Will new election law end Israel's political deadlock?

Netanyahu green-lights bill being drafted by Likud MK to give voters chance to directly elect PM if Knesset is deadlocked.

Arutz Sheva Staff,

Netanyahu and Gantz
Netanyahu and Gantz
REUTERS

As Israel inches towards its third general election in less than 12 months, the Likud is drafting a bill aimed at breaking the political deadlock – and preventing the possibility of a fourth election.

According to a report by Yediot Ahronot Monday, Likud MK Shlomo Karai is drafting bill which would resolve the ongoing political stalemate, giving voters the opportunity to directly elect the prime minister if no candidate is able to build a coalition government.

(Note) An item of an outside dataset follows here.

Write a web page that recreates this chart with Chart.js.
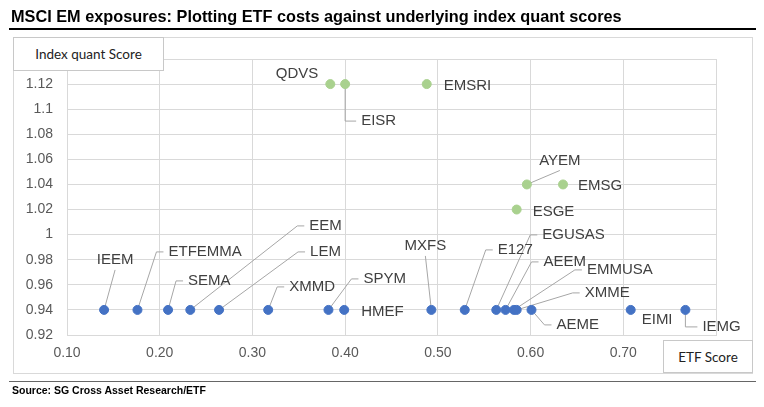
<!DOCTYPE html>
<html>
<head>
<meta charset="utf-8">
<script src="https://cdn.jsdelivr.net/npm/chart.js@4.4.1/dist/chart.umd.min.js"></script>
<style>
  body { margin: 0; background: #fff; }
  #page { position: relative; width: 764px; height: 407px; overflow: hidden; font-family: "Liberation Sans", Arial, sans-serif; }
  #frame { position: absolute; left: 13px; top: 37px; width: 738px; height: 335px; border: 1px solid #d9d9d9; }
  #etfChart { position: absolute; left: 0; top: 0; }
  .title { position: absolute; left: 11px; top: 7px; font-size: 16.3px; line-height: 18px; font-weight: bold; color: #000; white-space: nowrap; }
  .rule { position: absolute; left: 9px; width: 747px; }
  .axisBox { position: absolute; background: #fff; border: 1px solid #c8c8c8; font-family: Lato, "Open Sans", sans-serif; font-size: 13.5px; color: #222; display: flex; align-items: center; justify-content: center; }
  .source { position: absolute; left: 12px; top: 384px; font-size: 10.5px; line-height: 12px; font-weight: bold; color: #000; white-space: nowrap; }
</style>
</head>
<body>
<div id="page">
  <div id="frame"></div>
  <canvas id="etfChart" width="764" height="407"></canvas>
  <div class="title">MSCI EM exposures: Plotting ETF costs against underlying index quant scores</div>
  <div class="rule" style="top:28px;height:2px;background:#000;"></div>
  <div class="axisBox" style="left:13px;top:37px;width:149px;height:32px;">Index quant Score</div>
  <div class="axisBox" style="left:663px;top:340px;width:88px;height:31px;">ETF Score</div>
  <div class="rule" style="top:381px;height:1px;background:#666;"></div>
  <div class="source">Source: SG Cross Asset Research/ETF</div>
</div>
<script>
// Standard MSCI EM trackers (blue)
const blueNames = ['IEEM', 'ETFEMMA', 'SEMA', 'EEM', 'LEM', 'XMMD', 'SPYM', 'HMEF', 'MXFS', 'E127',
                   'EGUSAS', 'AEEM', 'EMMUSA', 'XMME', 'AEME', 'EIMI', 'IEMG'];
const blueEtfScore = [0.14, 0.176, 0.209, 0.233, 0.264, 0.317, 0.382, 0.399, 0.493, 0.529,
                      0.563, 0.573, 0.582, 0.585, 0.601, 0.708, 0.767];
const blueIndexScore = [0.94, 0.94, 0.94, 0.94, 0.94, 0.94, 0.94, 0.94, 0.94, 0.94,
                        0.94, 0.94, 0.94, 0.94, 0.94, 0.94, 0.94];

// ESG / SRI trackers (green)
const greenNames = ['QDVS', 'EISR', 'EMSRI', 'AYEM', 'EMSG', 'ESGE'];
const greenEtfScore = [0.384, 0.400, 0.488, 0.596, 0.635, 0.585];
const greenIndexScore = [1.12, 1.12, 1.12, 1.04, 1.04, 1.02];

// axis ticks
const xTicks = [0.10, 0.20, 0.30, 0.40, 0.50, 0.60, 0.70, 0.80];
const yTicks = [0.92, 0.94, 0.96, 0.98, 1.00, 1.02, 1.04, 1.06, 1.08, 1.10, 1.12, 1.14];

// where each data label sits relative to its point (pixels), Excel style
const labelPlacement = {
    IEEM:    { dx: 11,  dy: -50, align: 'center', leader: 'up' },
    ETFEMMA: { dx: 31,  dy: -58, align: 'left', leader: 'side' },
    SEMA:    { dx: 20,  dy: -29, align: 'left', leader: 'side' },
    EEM:     { dx: 119, dy: -84, align: 'left', leader: 'side' },
    LEM:     { dx: 91,  dy: -58, align: 'left', leader: 'side' },
    XMMD:    { dx: 21,  dy: -23, align: 'left', leader: 'side' },
    SPYM:    { dx: 35,  dy: -31, align: 'left', leader: 'side' },
    HMEF:    { dx: 17,  dy: 2,   align: 'left', leader: 'none' },
    MXFS:    { dx: -6,  dy: -64, align: 'center', leader: 'up' },
    E127:    { dx: 33,  dy: -60, align: 'left', leader: 'side' },
    EGUSAS:  { dx: 46,  dy: -75, align: 'left', leader: 'side' },
    AEEM:    { dx: 38,  dy: -48, align: 'left', leader: 'side' },
    EMMUSA:  { dx: 73,  dy: -40, align: 'left', leader: 'side' },
    XMME:    { dx: 68,  dy: -17, align: 'left', leader: 'side' },
    AEME:    { dx: 25,  dy: 15,  align: 'left', leader: 'side' },
    EIMI:    { dx: 11,  dy: 10,  align: 'left', leader: 'none' },
    IEMG:    { dx: 17,  dy: 17,  align: 'left', leader: 'elbow' },
    QDVS:    { dx: -12, dy: -10, align: 'right', leader: 'none' },
    EISR:    { dx: 16,  dy: 37,  align: 'left', leader: 'elbow' },
    EMSRI:   { dx: 17,  dy: 2,   align: 'left', leader: 'none' },
    AYEM:    { dx: 33,  dy: -24, align: 'center', leader: 'up' },
    EMSG:    { dx: 15,  dy: 1,   align: 'left', leader: 'none' },
    ESGE:    { dx: 16,  dy: 2,   align: 'left', leader: 'none' }
};

function toPoints(xs, ys) {
    return xs.map((x, i) => ({ x: x, y: ys[i] }));
}

function eachLabel(chart, cb) {
    const names = [blueNames, greenNames];
    chart.data.datasets.forEach((ds, di) => {
        const meta = chart.getDatasetMeta(di);
        meta.data.forEach((pt, i) => {
            const name = names[di][i];
            const p = labelPlacement[name];
            if (p) cb(name, p, pt.x, pt.y);
        });
    });
}

const labelFont = '15px "Liberation Sans", Arial, sans-serif';

// leader lines under the dots, text on top
const dataLabels = {
    id: 'dataLabels',
    beforeDatasetsDraw(chart) {
        const ctx = chart.ctx;
        ctx.save();
        ctx.font = labelFont;
        ctx.strokeStyle = '#a6a6a6';
        ctx.lineWidth = 1;
        eachLabel(chart, (name, p, px, py) => {
            if (p.leader === 'none') return;
            const w = ctx.measureText(name).width;
            let left = px + p.dx;
            if (p.align === 'center') left -= w / 2;
            if (p.align === 'right') left -= w;
            const cy = py + p.dy;
            ctx.beginPath();
            ctx.moveTo(px, py);
            if (p.leader === 'up') {
                ctx.lineTo(left + w / 2, cy + 10);
            } else if (p.leader === 'elbow') {
                ctx.lineTo(px, cy);
                ctx.lineTo(left - 5, cy);
            } else {
                ctx.lineTo(left - 12, cy);
                ctx.lineTo(left - 5, cy);
            }
            ctx.stroke();
        });
        ctx.restore();
    },
    afterDatasetsDraw(chart) {
        const ctx = chart.ctx;
        ctx.save();
        ctx.font = labelFont;
        ctx.fillStyle = '#404040';
        ctx.textBaseline = 'middle';
        eachLabel(chart, (name, p, px, py) => {
            ctx.textAlign = p.align;
            ctx.fillText(name, px + p.dx, py + p.dy);
        });
        ctx.restore();
    }
};

const ctx = document.getElementById('etfChart').getContext('2d');
new Chart(ctx, {
    type: 'scatter',
    data: {
        datasets: [{
            label: 'MSCI EM',
            data: toPoints(blueEtfScore, blueIndexScore),
            backgroundColor: '#4472c4',
            borderColor: '#4472c4',
            pointRadius: 4.5,
            pointHoverRadius: 4.5
        }, {
            label: 'MSCI EM ESG',
            data: toPoints(greenEtfScore, greenIndexScore),
            backgroundColor: '#a9d18e',
            borderColor: '#a9d18e',
            pointRadius: 4.5,
            pointHoverRadius: 4.5
        }]
    },
    options: {
        responsive: false,
        animation: false,
        layout: { padding: { left: 13, top: 59, right: 48, bottom: 42 } },
        plugins: {
            legend: { display: false },
            tooltip: { enabled: false }
        },
        scales: {
            x: {
                type: 'linear',
                min: xTicks[0],
                max: xTicks[xTicks.length - 1],
                afterBuildTicks: scale => { scale.ticks = xTicks.map(v => ({ value: v })); },
                afterFit: scale => { scale.height = 30; },
                grid: { color: '#d9d9d9', drawTicks: false },
                border: { color: '#d9d9d9' },
                ticks: {
                    padding: 10,
                    color: '#595959',
                    font: { family: '"Liberation Sans", Arial, sans-serif', size: 14 },
                    callback: v => (Math.abs(v - 0.8) < 1e-6 ? '' : v.toFixed(2))
                }
            },
            y: {
                type: 'linear',
                min: yTicks[0],
                max: yTicks[yTicks.length - 1],
                afterBuildTicks: scale => { scale.ticks = yTicks.map(v => ({ value: v })); },
                afterFit: scale => { scale.width = 54; },
                grid: { color: '#d9d9d9', drawTicks: false },
                border: { color: '#d9d9d9' },
                ticks: {
                    padding: 14,
                    color: '#595959',
                    font: { family: '"Liberation Sans", Arial, sans-serif', size: 14 },
                    callback: v => (Math.abs(v - 1.14) < 1e-6 ? '' : String(parseFloat(v.toFixed(2))))
                }
            }
        }
    },
    plugins: [dataLabels]
});
</script>
</body>
</html>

Under the current system, voters give their ballots to party lists, which in turn negotiate with other parties to form majority coalitions. The leader of the largest party able to cobble together a majority in the Knesset is typically the one selected to serve as premier.

With neither the left-wing nor right-wing blocs receiving an absolute majority in the 21st or 22nd Knessets, however, neither Prime Minister Binyamin Netanyahu nor challenger Benny Gantz, who leads the Blue and White party, have been able to form a new government. The Knesset now has less than three weeks left to choose a new premier, who will require the backing of 61 MKs, or dissolve itself and go to elections yet again.

But polls show that a third election would likely result in the roughly the same outcome as the previous vote.

In a bid to break the ongoing stalemate, MK Karai (Likud) is preparing a bill which would modify Israel’s election laws, allowing voters to directly select the prime minister, if no candidate is able to form a government in the traditional way.

Leaders of the major parties would face off in a direct election, and the winner would not only receive the premiership, but also an additional 12 Knesset Members, to be allotted to members of the winner’s bloc, allowing the new premier to comfortably form a majority coalition.

The plan has received the backing of Prime Minister Binyamin Netanyahu.

To pass into law, however, the bill would require the support of 61 MKs in the Knesset – requiring support from either members of the left-wing bloc, or the Yisrael Beytenu party.